China’s growing dominance
Although China’s power is undoubtedly growing, the U.S. still holds seven of the top 10 slots.
The top 10 universities in the ranking, in order, are Oxford University, Harvard University, University of Cambridge, Stanford University, Massachusetts Institute of Technology, California Institute of Technology, Princeton University, University of California, Berkeley, Yale University, and Imperial College London.
The first Chinese university on the list comes in at 16th place, which is jointly shared by Peking University and Tsinghua University.
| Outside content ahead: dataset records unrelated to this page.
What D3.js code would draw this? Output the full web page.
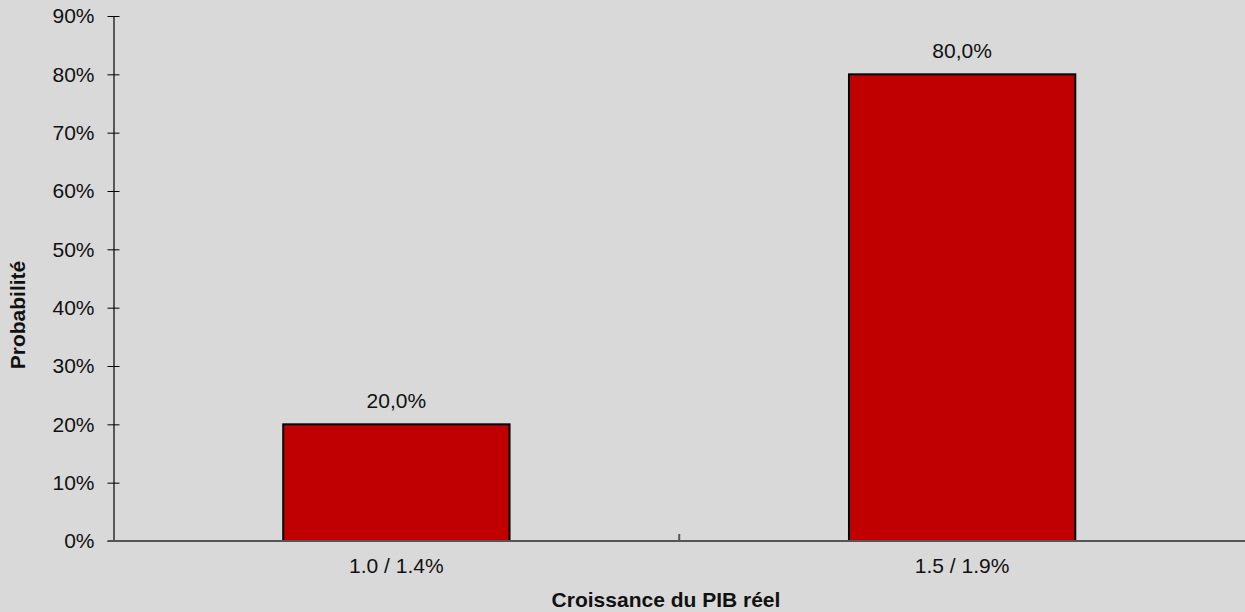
<!DOCTYPE html>
<html>
<head>
<meta charset="utf-8">
<script src="https://cdn.jsdelivr.net/npm/d3@7"></script>
<style>
  body { margin: 0; background: #d9d9d9; }
  svg { display: block; font-family: "Liberation Sans", Arial, sans-serif; }
</style>
</head>
<body>
<svg id="chart" width="1245" height="612"></svg>
<script>
// data
var categories = ["1.0 / 1.4%", "1.5 / 1.9%"];
var values = [0.20, 0.80];
var yTicks = [0, 0.1, 0.2, 0.3, 0.4, 0.5, 0.6, 0.7, 0.8, 0.9];

var margin = { top: 16, right: 0, bottom: 71, left: 113.5 },
  width = 1245 - margin.left - margin.right,
  height = 612 - margin.top - margin.bottom;

var fontSize = 21;

var svg = d3.select("#chart");
svg.append("rect").attr("width", 1245).attr("height", 612).attr("fill", "#d9d9d9");

var g = svg.append("g")
  .attr("transform", "translate(" + margin.left + "," + margin.top + ")");

var x = d3.scaleBand().domain(categories).range([0, width]).paddingInner(0).paddingOuter(0);
var y = d3.scaleLinear().domain([0, 0.9]).range([height, 0]);

var fmtTick = function (d) { return Math.round(d * 100) + "%"; };
var fmtLabel = function (d) { return (d * 100).toFixed(1).replace(".", ",") + "%"; };

// bars
var barW = x.bandwidth() * 0.4;
g.selectAll(".bar")
  .data(values)
  .enter()
  .append("rect")
  .attr("class", "bar")
  .attr("x", function (d, i) { return x(categories[i]) + x.bandwidth() / 2 - barW / 2; })
  .attr("y", function (d) { return y(d); })
  .attr("width", barW)
  .attr("height", function (d) { return height - y(d); })
  .attr("fill", "#c00000")
  .attr("stroke", "#000")
  .attr("stroke-width", 2);

// value labels
g.selectAll(".val")
  .data(values)
  .enter()
  .append("text")
  .attr("x", function (d, i) { return x(categories[i]) + x.bandwidth() / 2; })
  .attr("y", function (d) { return y(d) - 16; })
  .attr("text-anchor", "middle")
  .attr("font-size", fontSize)
  .attr("fill", "#111")
  .text(fmtLabel);

// y axis
var yAxis = g.append("g")
  .call(d3.axisLeft(y).tickValues(yTicks).tickFormat(fmtTick).tickSize(0).tickPadding(19));
yAxis.select(".domain").attr("stroke", "#000").attr("stroke-width", 1.2);
yAxis.selectAll(".tick line").attr("x1", -6).attr("x2", 6).attr("stroke", "#000");
yAxis.selectAll(".tick text").attr("font-size", fontSize).attr("fill", "#111")
  .attr("font-family", "Liberation Sans, Arial, sans-serif");

// x axis
var xAxis = g.append("g")
  .attr("transform", "translate(0," + height + ")")
  .call(d3.axisBottom(x).tickSize(0).tickPadding(17));
xAxis.select(".domain").attr("stroke", "#555").attr("stroke-width", 2)
  .attr("d", "M-6,0H" + width);
xAxis.selectAll(".tick text").attr("font-size", fontSize).attr("fill", "#111")
  .attr("font-family", "Liberation Sans, Arial, sans-serif");
// separator tick between categories
g.append("line")
  .attr("x1", x(categories[1])).attr("x2", x(categories[1]))
  .attr("y1", height).attr("y2", height - 7)
  .attr("stroke", "#555").attr("stroke-width", 2);

// axis titles
svg.append("text")
  .attr("x", 666)
  .attr("y", 607)
  .attr("text-anchor", "middle")
  .attr("font-size", fontSize)
  .attr("font-weight", "bold")
  .attr("fill", "#111")
  .text("Croissance du PIB réel");

svg.append("text")
  .attr("transform", "translate(25," + 315 + ") rotate(-90)")
  .attr("text-anchor", "middle")
  .attr("font-size", fontSize)
  .attr("font-weight", "bold")
  .attr("fill", "#111")
  .text("Probabilité");
</script>
</body>
</html>
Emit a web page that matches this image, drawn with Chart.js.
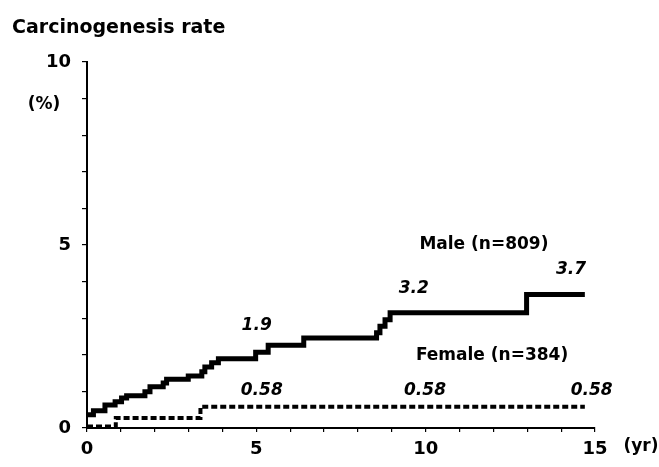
<!DOCTYPE html>
<html>
<head>
<meta charset="utf-8">
<script src="https://cdn.jsdelivr.net/npm/chart.js@4"></script>
<style>
  html, body { margin: 0; padding: 0; background: #fff; }
  #wrap { width: 659px; height: 467px; position: relative; }
</style>
</head>
<body>
<div id="wrap"><canvas id="c" width="659" height="467"></canvas></div>
<script>
// ---- data ----
const maleYears   = [0, 0.19, 0.53, 0.83, 1.02, 1.17, 1.71, 1.86, 2.25, 2.35, 2.99, 3.39, 3.48, 3.68, 3.88, 4.98, 5.35, 6.4, 8.55, 8.65, 8.8, 8.95, 12.98, 14.7];
const maleRates   = [0.36, 0.47, 0.63, 0.72, 0.82, 0.88, 0.99, 1.13, 1.23, 1.33, 1.42, 1.54, 1.67, 1.78, 1.89, 2.07, 2.26, 2.46, 2.6, 2.78, 2.96, 3.15, 3.65, 3.65];
const femaleYears = [0, 0.85, 3.35, 14.7];
const femaleRates = [0.04, 0.27, 0.58, 0.58];
const xTickLabels = ['0', '5', '10', '15'];
const yTickLabels = ['0', '5', '10'];
const titleText = 'Carcinogenesis rate';
const yUnitText = '(%)';
const xUnitText = '(yr)';
const annotationTexts = ['1.9', '3.2', '3.7', 'Male (n=809)', 'Female (n=384)', '0.58', '0.58', '0.58'];
const annotationX     = [5.01, 9.65, 14.29, 11.72, 11.96, 5.16, 9.98, 14.9];
const annotationY     = [2.81, 3.81, 4.33, 5.0, 1.99, 1.02, 1.03, 1.03];
const annotationItalic = [true, true, true, false, false, true, true, true];

const FONT = '"DejaVu Sans", "Liberation Sans", Arial, sans-serif';

const textPlugin = {
  id: 'textPlugin',
  afterDraw(chart) {
    const ctx = chart.ctx;
    const xs = chart.scales.x, ys = chart.scales.y;
    ctx.save();
    ctx.fillStyle = '#000';
    // title
    ctx.font = 'bold 19px ' + FONT;
    ctx.textAlign = 'left';
    ctx.textBaseline = 'alphabetic';
    ctx.fillText(titleText, 12, 33);
    // units
    ctx.font = 'bold 17px ' + FONT;
    ctx.textAlign = 'center';
    ctx.textBaseline = 'middle';
    ctx.fillText(yUnitText, 44, 105);
    ctx.fillText(xUnitText, 641, 447);
    // annotations
    for (let i = 0; i < annotationTexts.length; i++) {
      ctx.font = (annotationItalic[i] ? 'italic ' : '') + 'bold 17px ' + FONT;
      ctx.fillText(annotationTexts[i], xs.getPixelForValue(annotationX[i]), ys.getPixelForValue(annotationY[i]));
    }
    ctx.restore();
  }
};

const toPoints = (xa, ya) => xa.map((x, i) => ({ x: x, y: ya[i] }));

new Chart(document.getElementById('c'), {
  type: 'line',
  data: {
    datasets: [
      {
        label: 'Male (n=809)',
        data: toPoints(maleYears, maleRates),
        stepped: 'before',
        borderColor: '#000',
        borderWidth: 5,
        borderJoinStyle: 'miter',
        borderCapStyle: 'butt',
        pointRadius: 0,
        fill: false
      },
      {
        label: 'Female (n=384)',
        data: toPoints(femaleYears, femaleRates),
        stepped: 'before',
        borderColor: '#000',
        borderWidth: 4,
        borderDash: [6, 3],
        borderCapStyle: 'butt',
        pointRadius: 0,
        fill: false
      }
    ]
  },
  options: {
    responsive: false,
    animation: false,
    devicePixelRatio: 1,
    layout: { padding: { left: 0, top: 62, right: 64, bottom: 0 } },
    plugins: {
      legend: { display: false },
      tooltip: { enabled: false },
      title: { display: false }
    },
    scales: {
      x: {
        type: 'linear',
        min: 0, max: 15,
        afterFit(s) { s.height = 39; },
        border: { display: true, color: '#000', width: 2 },
        grid: { drawOnChartArea: false, drawTicks: true, tickLength: 4, color: '#000', lineWidth: 1.2 },
        ticks: {
          stepSize: 1,
          autoSkip: false,
          maxRotation: 0,
          padding: 7,
          color: '#000',
          font: { family: FONT, size: 18, weight: 'bold' },
          callback: (v) => (v % 5 === 0 ? xTickLabels[v / 5] : '')
        }
      },
      y: {
        type: 'linear',
        min: 0, max: 10,
        afterFit(s) { s.width = 87; },
        border: { display: true, color: '#000', width: 2 },
        grid: { drawOnChartArea: false, drawTicks: true, tickLength: 5, color: '#000', lineWidth: 1.2 },
        ticks: {
          stepSize: 1,
          autoSkip: false,
          padding: 11,
          color: '#000',
          font: { family: FONT, size: 18, weight: 'bold' },
          callback: (v) => (v % 5 === 0 ? yTickLabels[v / 5] : '')
        }
      }
    }
  },
  plugins: [textPlugin]
});
</script>
</body>
</html>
Five years earlier, both schools found themselves below 30th place.
But beyond the top 20, America’s position is drastically changing.
One of the main drivers in China’s exaltation into the rankings of the Times Higher Education list was driven by their advanced COVID research and the number of citations on their papers.
In last year’s rankings, Caroline Wagner, endowed chair in international affairs at Ohio State University, said in a statement that “the first three or four most important articles that came out on Covid were all from China,” adding that in the long term she expected the rise in citation impact to “steadily continue beyond the current pandemic, mostly because China is already the global leader in scientific publications.”
In a paper published by the journal Scientometrics in 2022 co-authored by Wagner, China had also overtaken the U.S. in the number of “high impact” studies it published by 2019, with China not only producing more research, but research of a higher caliber—taking a greater share in the top 1% of papers most cited globally.
“The US has tended to rank China’s work as lower quality. This appears to have changed,” Wagner said in the paper.
China’s rising academic output can also be seen in the number of patents it produces. China’s share of international patents rose from 16% in 2010 to 49% in 2020. Over the same time frame, the share of U.S.-borne patents declined from 15% to 10%, according to the National Science Foundation.
The West’s weaning popularity
In Empire of Ideas, a book written by William C. Kirby, a professor of China Studies and Spangler Family Professor of Business Administration at Harvard University, the rise of Chinese universities may be the rejigging of the global order and a shift in the balance of power.
“In 2022, as Chinese universities climb quickly in global rankings and attract more than a half-million international students to their campuses, this cannot easily be separated from China’s return to a position of global power and influence,” Kirby wrote in the introduction of his book.
Part of this shift in America’s position in the top 100 could have been caused by a lack of allocated federal budget. In 2021, American research and development as a percentage of the federal budget fell to a 70-year low as a percentage of the federal budget. This is in contrast to China, which has steadily upped its spending by an average of 10.6% annually from 2010 to 2019.
Another part of the decline could be due to a fall in the West’s attractiveness as a destination for international students. The U.K. and the U.S., both extremely popular destinations for international students, lost market share in students coming from abroad from 2008 to 2019, according to the Migration Observatory by the University of Oxford, while China gained its market share.
The number of undergraduate students from mainland China studying in Hong Kong universities also grew to record highs in the last academic year, due to intensified geopolitical tensions between China and the U.S. and U.K.
According to the University Grants Committee, 8,622 mainland students enrolled in undergraduate programs at Hong Kong’s eight government-funded universities in the last academic year— up 13% compared to 2020-21.
Geopolitical tensions aside, the top 200 on the Times Higher Education list is the most diverse it has ever been with 104 countries and regions this year, compared to just 70 in 2016.
“I think this shift – a global leveling up – is good news for the world. A rising tide is lifting all boats: access to top quality education is opening up globally and helping to diminish the brain drain from developing countries,” says Baty.